Als ein Luftschiff in Karlshorst startete
Im Dezember 1911 erster Flug über eine längere Distanz nach Gotha / Im April 1912 war Schluss
Wussten Sie, dass von Karlshorst aus früher einmal Luftschiffe starteten?
Wer mehr über die Geschichte erfahren möchte, sollte einmal im Monat an der Lehndorffstraße 32 vorbeikommen. Am Zaun hängt ein Brett und daran befestigt Günter F. Toepfer jeden Monat eine Übersicht mit bedeutsamen Ereignissen. Derzeit ist zu erfahren, dass am 15. Dezember 1911 das Luftschiff SSL II von der Luftschiffhalle Karlshorst/Biesdorf zu seiner längsten Fahrt ins thüringische Gotha aufbrach.
Drehbare Halle
Als sich gleich nach der Wende zum 20. Jahrhundert in Deutschland eine wahre Luftfahrteuphorie entwickelte, ließ sich auch Werner von Siemens‘ Sohn Wilhelm (1855-1919) zu Luftschiffversuchen anregen, informiert Günter F. Toepfer. Diese dienten allerdings ausschließlich militärischen Zwecken. Während Siemens’sche Ingenieure an Entwürfen für ein sogenanntes Prall-Luftschiff arbeiteten, wurde auf einem Grundstück an der Grenze zwischen Biesdorf und Karlshorst mit dem Bau einer Luftschifffahrthalle begonnen.
Man entschied sich für den Bau einer der jeweiligen Windrichtung angepassten Halle, wie sie bereits auf dem Bodensee existierte. Errichtet wurde sie zwischen 1907 und 1909. Sie war die erste drehbare Halle ihrer Art auf dem Festland. Auf acht Unterwagen ließ sich die 135 Meter lange Halle innerhalb einer Stunde um 360 Grad drehen.

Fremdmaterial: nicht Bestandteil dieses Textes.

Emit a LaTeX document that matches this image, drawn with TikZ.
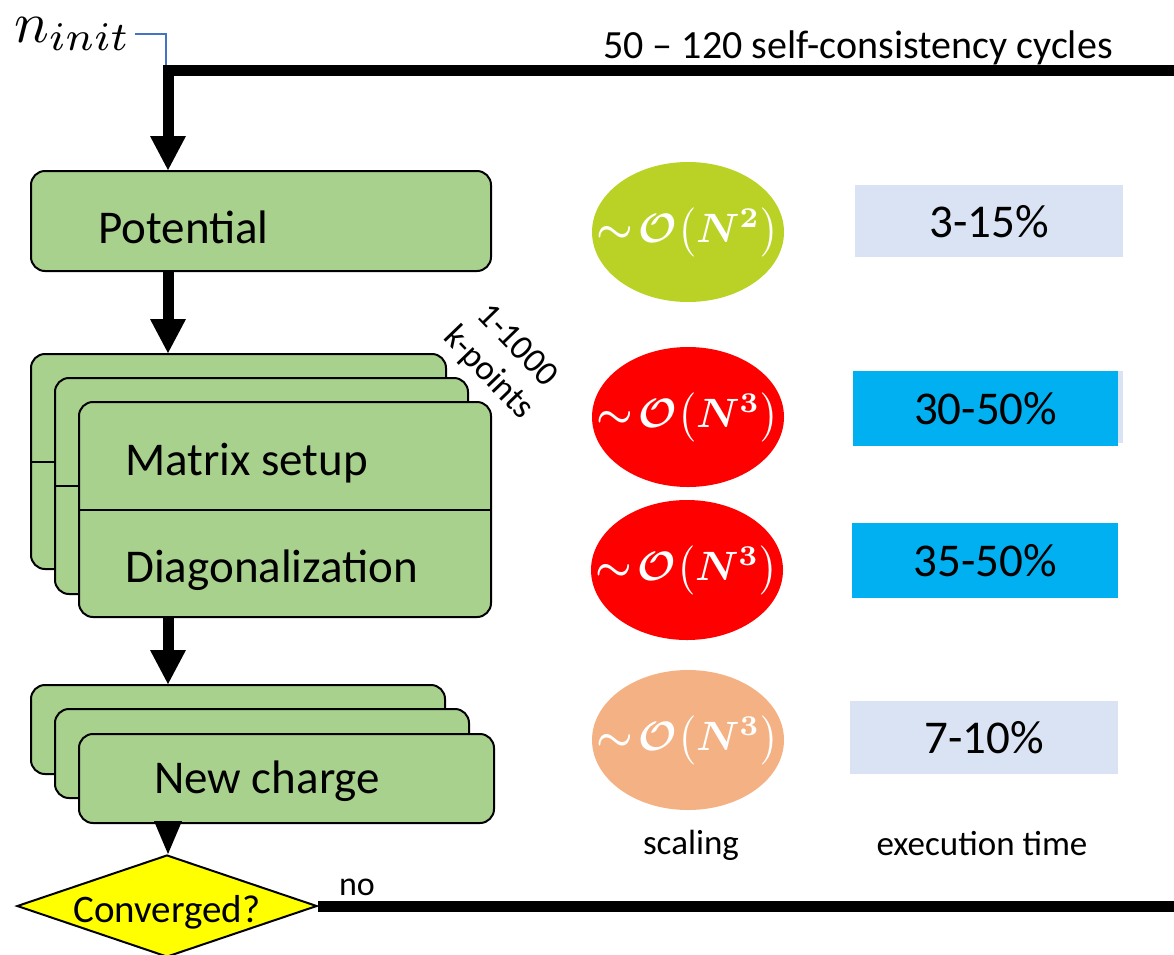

Geplante Höhe nie erreicht
Am 23. Januar 1911 stieg das Siemens-Schuckert-Luftschiff SSL I zu seiner ersten Fahrt von Biesdorf nach Karlshorst auf und landete 40 Minuten später wieder vor der Halle. Bis zum Juni unternahm das SSL I dann 28 erfolgreiche Fahrten bis zu einer Höhe von 500 Metern. Die eigentlich geplanten 1500 bis 2000 Meter wurden allerdings nie erreicht. Deshalb baute man mit größerem Volumen das Luftschiff SSL II. Aber auch das erreichte die geplante Höhe nie.
Doch am 15. Dezember 1911 zeigte die SSL II, dass sie zumindest lange Distanzen zurücklegen kann. Sie startete nach Gotha. Damit sollten wohl die Generalstabsvertreter des Heeres von der Leistungsfähigkeit überzeugt werden. „Dennoch fiel das Urteil negativ aus“, berichtet Günter F. Toepfer. „Die komplizierte Steuerungsanlage und die dicke Ballonhülle beeinträchtigten die erhofften Vorteile.“ Am 18. April 1912 erhob sich die SSL II zum letzten Mal über Biesdorf und Karlshost in die Lüfte. Vereinbarungsgemäß musste die Preußische Heeresverwaltung dieses Versuchsschiff samt dazugehörigen Geheimpatenten erwerben – um es danach sofort abzuwracken. Die Ballonhalle stand in Biesdorf, aber nach heutigem Grenzverlauf komplett in Karlshorst, und zwar nördlich der verlängerten Straße Am Heizhaus.
Militärflughafen gebaut
Vom Misserfolg ließen sich die Gemeindeverwaltungen von Friedrichsfelde und Karlshorst übrigens nicht abschrecken. Sie wollten unbedingt Garnisonsstandort werden. 1917 wurde auf dem erweiterten Siemens-Schuckert-Gelände ein Militärflughafen eingerichtet. Davon zeugen vier Hallen, die heute noch zwischen Kleingartenanlage Biesenhorst II und Köpenicker Allee stehen. Im Oktober 1918 begannen Luftübungen und Versuchsflüge. Vier Wochen später kam das Aus. Die Hallen wurden dann privat vermietet.